# Given data

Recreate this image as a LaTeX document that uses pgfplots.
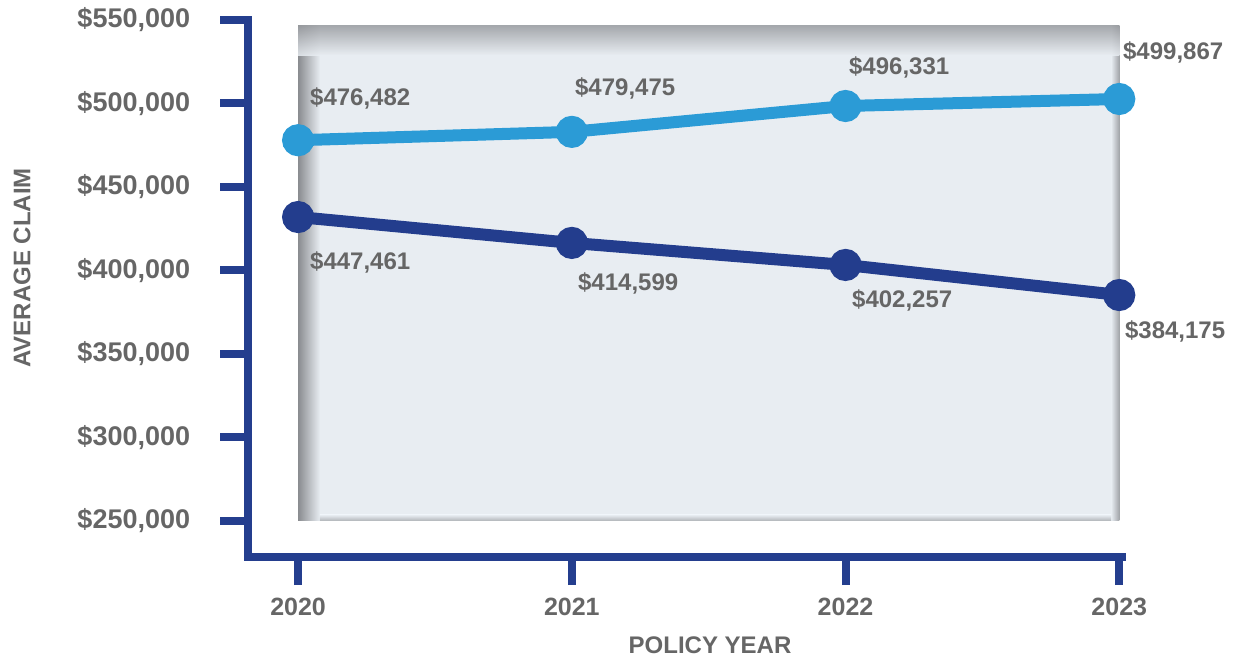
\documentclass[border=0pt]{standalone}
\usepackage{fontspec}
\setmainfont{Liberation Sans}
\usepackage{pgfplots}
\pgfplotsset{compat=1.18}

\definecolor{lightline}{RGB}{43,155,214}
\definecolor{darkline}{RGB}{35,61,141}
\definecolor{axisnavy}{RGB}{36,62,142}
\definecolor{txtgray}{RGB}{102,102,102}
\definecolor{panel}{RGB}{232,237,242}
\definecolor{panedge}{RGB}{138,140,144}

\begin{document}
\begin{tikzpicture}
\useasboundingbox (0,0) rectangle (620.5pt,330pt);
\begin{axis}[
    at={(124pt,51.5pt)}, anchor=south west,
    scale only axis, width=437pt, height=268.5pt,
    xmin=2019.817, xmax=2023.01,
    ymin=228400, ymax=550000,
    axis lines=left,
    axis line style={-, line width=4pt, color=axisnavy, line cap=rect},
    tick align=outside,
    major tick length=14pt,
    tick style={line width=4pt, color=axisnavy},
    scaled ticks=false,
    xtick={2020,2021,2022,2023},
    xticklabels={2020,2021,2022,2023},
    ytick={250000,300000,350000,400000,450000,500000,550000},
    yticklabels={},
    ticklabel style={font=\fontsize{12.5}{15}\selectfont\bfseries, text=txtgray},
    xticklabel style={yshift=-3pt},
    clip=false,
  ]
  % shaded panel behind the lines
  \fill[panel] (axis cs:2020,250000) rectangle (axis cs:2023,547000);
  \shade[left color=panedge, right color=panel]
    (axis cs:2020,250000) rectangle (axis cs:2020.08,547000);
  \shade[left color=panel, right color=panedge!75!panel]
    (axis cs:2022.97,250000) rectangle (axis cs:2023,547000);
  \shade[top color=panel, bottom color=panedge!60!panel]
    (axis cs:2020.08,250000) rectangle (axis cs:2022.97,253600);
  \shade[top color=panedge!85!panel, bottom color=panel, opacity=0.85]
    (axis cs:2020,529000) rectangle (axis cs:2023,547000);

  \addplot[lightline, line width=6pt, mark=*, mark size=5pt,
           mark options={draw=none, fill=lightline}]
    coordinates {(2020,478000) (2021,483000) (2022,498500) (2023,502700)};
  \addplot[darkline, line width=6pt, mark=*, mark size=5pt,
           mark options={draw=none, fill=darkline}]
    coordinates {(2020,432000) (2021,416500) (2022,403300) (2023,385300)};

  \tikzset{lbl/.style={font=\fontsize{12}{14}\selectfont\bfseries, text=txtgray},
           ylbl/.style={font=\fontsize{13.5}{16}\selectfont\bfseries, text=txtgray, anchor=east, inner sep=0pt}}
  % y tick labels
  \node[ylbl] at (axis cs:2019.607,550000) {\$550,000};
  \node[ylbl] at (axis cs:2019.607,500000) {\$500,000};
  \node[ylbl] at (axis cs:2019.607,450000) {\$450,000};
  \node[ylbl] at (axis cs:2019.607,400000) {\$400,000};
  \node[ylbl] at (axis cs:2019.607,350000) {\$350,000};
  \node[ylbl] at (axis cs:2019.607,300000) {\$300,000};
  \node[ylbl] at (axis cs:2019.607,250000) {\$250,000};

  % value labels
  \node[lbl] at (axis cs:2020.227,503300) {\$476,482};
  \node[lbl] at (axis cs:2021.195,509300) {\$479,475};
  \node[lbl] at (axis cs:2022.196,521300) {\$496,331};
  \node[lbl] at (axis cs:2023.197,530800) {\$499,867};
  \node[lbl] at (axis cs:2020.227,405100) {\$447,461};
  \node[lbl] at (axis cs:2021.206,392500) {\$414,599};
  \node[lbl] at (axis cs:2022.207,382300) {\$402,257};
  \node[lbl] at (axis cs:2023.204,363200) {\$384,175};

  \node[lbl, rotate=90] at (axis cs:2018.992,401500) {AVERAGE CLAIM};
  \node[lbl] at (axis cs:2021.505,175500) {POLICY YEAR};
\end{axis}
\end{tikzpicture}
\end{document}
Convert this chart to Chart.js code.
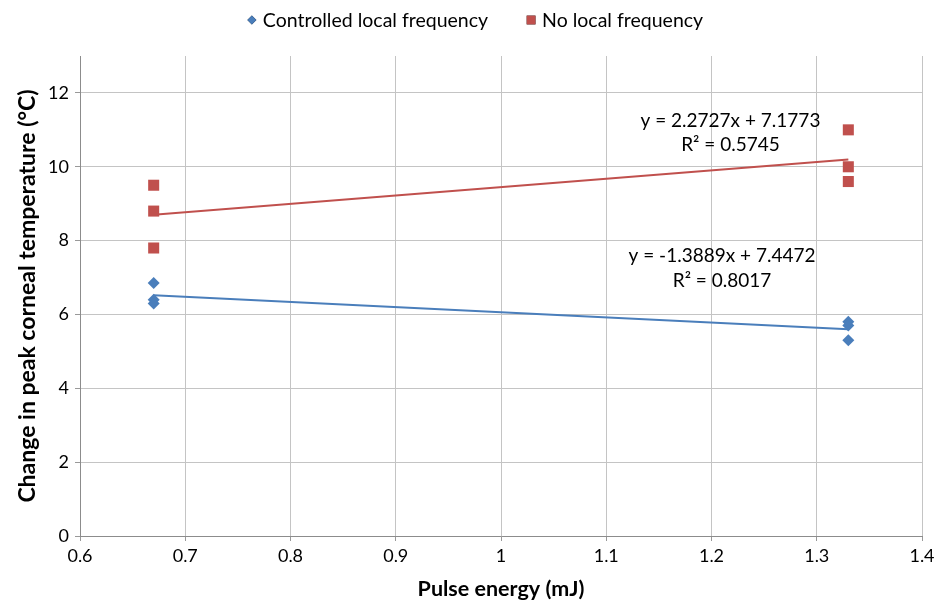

# Instruction
Copy every entry exactly as written. Pictures are excluded.

# Task result
Recreate this image as a LaTeX document that uses pgfplots.
\documentclass[border=0pt]{standalone}
\usepackage{fontspec}
\setmainfont{Liberation Sans}
\usepackage{pgfplots}
\pgfplotsset{compat=1.18}

\definecolor{lightline}{RGB}{43,155,214}
\definecolor{darkline}{RGB}{35,61,141}
\definecolor{axisnavy}{RGB}{36,62,142}
\definecolor{txtgray}{RGB}{102,102,102}
\definecolor{panel}{RGB}{232,237,242}
\definecolor{panedge}{RGB}{138,140,144}

\begin{document}
\begin{tikzpicture}
\useasboundingbox (0,0) rectangle (620.5pt,330pt);
\begin{axis}[
    at={(124pt,51.5pt)}, anchor=south west,
    scale only axis, width=437pt, height=268.5pt,
    xmin=2019.817, xmax=2023.01,
    ymin=228400, ymax=550000,
    axis lines=left,
    axis line style={-, line width=4pt, color=axisnavy, line cap=rect},
    tick align=outside,
    major tick length=14pt,
    tick style={line width=4pt, color=axisnavy},
    scaled ticks=false,
    xtick={2020,2021,2022,2023},
    xticklabels={2020,2021,2022,2023},
    ytick={250000,300000,350000,400000,450000,500000,550000},
    yticklabels={},
    ticklabel style={font=\fontsize{12.5}{15}\selectfont\bfseries, text=txtgray},
    xticklabel style={yshift=-3pt},
    clip=false,
  ]
  % shaded panel behind the lines
  \fill[panel] (axis cs:2020,250000) rectangle (axis cs:2023,547000);
  \shade[left color=panedge, right color=panel]
    (axis cs:2020,250000) rectangle (axis cs:2020.08,547000);
  \shade[left color=panel, right color=panedge!75!panel]
    (axis cs:2022.97,250000) rectangle (axis cs:2023,547000);
  \shade[top color=panel, bottom color=panedge!60!panel]
    (axis cs:2020.08,250000) rectangle (axis cs:2022.97,253600);
  \shade[top color=panedge!85!panel, bottom color=panel, opacity=0.85]
    (axis cs:2020,529000) rectangle (axis cs:2023,547000);

  \addplot[lightline, line width=6pt, mark=*, mark size=5pt,
           mark options={draw=none, fill=lightline}]
    coordinates {(2020,478000) (2021,483000) (2022,498500) (2023,502700)};
  \addplot[darkline, line width=6pt, mark=*, mark size=5pt,
           mark options={draw=none, fill=darkline}]
    coordinates {(2020,432000) (2021,416500) (2022,403300) (2023,385300)};

  \tikzset{lbl/.style={font=\fontsize{12}{14}\selectfont\bfseries, text=txtgray},
           ylbl/.style={font=\fontsize{13.5}{16}\selectfont\bfseries, text=txtgray, anchor=east, inner sep=0pt}}
  % y tick labels
  \node[ylbl] at (axis cs:2019.607,550000) {\$550,000};
  \node[ylbl] at (axis cs:2019.607,500000) {\$500,000};
  \node[ylbl] at (axis cs:2019.607,450000) {\$450,000};
  \node[ylbl] at (axis cs:2019.607,400000) {\$400,000};
  \node[ylbl] at (axis cs:2019.607,350000) {\$350,000};
  \node[ylbl] at (axis cs:2019.607,300000) {\$300,000};
  \node[ylbl] at (axis cs:2019.607,250000) {\$250,000};

  % value labels
  \node[lbl] at (axis cs:2020.227,503300) {\$476,482};
  \node[lbl] at (axis cs:2021.195,509300) {\$479,475};
  \node[lbl] at (axis cs:2022.196,521300) {\$496,331};
  \node[lbl] at (axis cs:2023.197,530800) {\$499,867};
  \node[lbl] at (axis cs:2020.227,405100) {\$447,461};
  \node[lbl] at (axis cs:2021.206,392500) {\$414,599};
  \node[lbl] at (axis cs:2022.207,382300) {\$402,257};
  \node[lbl] at (axis cs:2023.204,363200) {\$384,175};

  \node[lbl, rotate=90] at (axis cs:2018.992,401500) {AVERAGE CLAIM};
  \node[lbl] at (axis cs:2021.505,175500) {POLICY YEAR};
\end{axis}
\end{tikzpicture}
\end{document}
Convert this chart to Chart.js code.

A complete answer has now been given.